Roberts is aiming to refinance within six months and shouldn’t waste a moment. The retailing weather shows no signs of improving and Brexit uncertainty lingers.

Indeed, the market’s appetite for throwing fresh capital at Intu will be revealing. Retail landlords keep saying the worst will soon pass, and we’ll soon discover if anyone believes it.

Softbank’s Masayoshi Son may be sorry, but WeWork is a fiasco

Masayoshi Son at Softbank is “deeply remorseful” about his “mistake” in backing WeWork. And he admits he turned “a blind eye” to the “negative side” of Adam Neumann, the comedy founder of the office-sharing company.

But there will “no change” to the Softbank strategy. Son still reckons he can raise $108bn (£84bn) for a second “Vision” mega investment fund.

He’s free to try and his old friends in Saudi Arabia may even prove supportive. Yet, for conventional investors, the WeWork fiasco surely counts as more than a mistake. It was a humiliation. Son bought into an investment story that, after brief exposure under the spotlight of an initial public offering, was revealed as full of holes.

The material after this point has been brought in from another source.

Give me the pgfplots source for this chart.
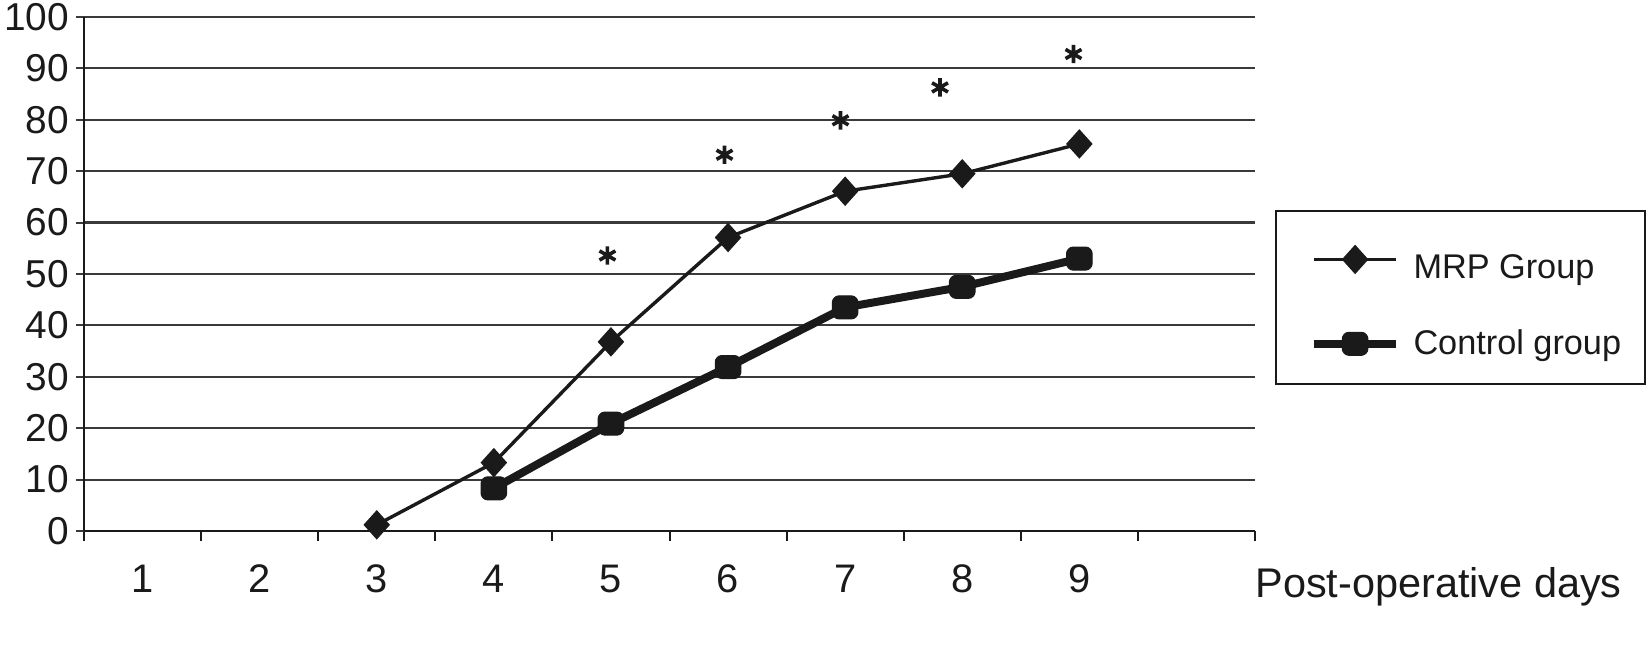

In the context of Softbank, Wednesday’s $4.6bn write-down on the value of its WeWork investment counts as tolerable. But the damage to Son’s reputation as a supreme investor is surely severe. He’s had brilliant successes, such as Alibaba, the huge Chinese internet retailer, but WeWork will be hard to live down. It was a boring property business – there was nothing visionary about it.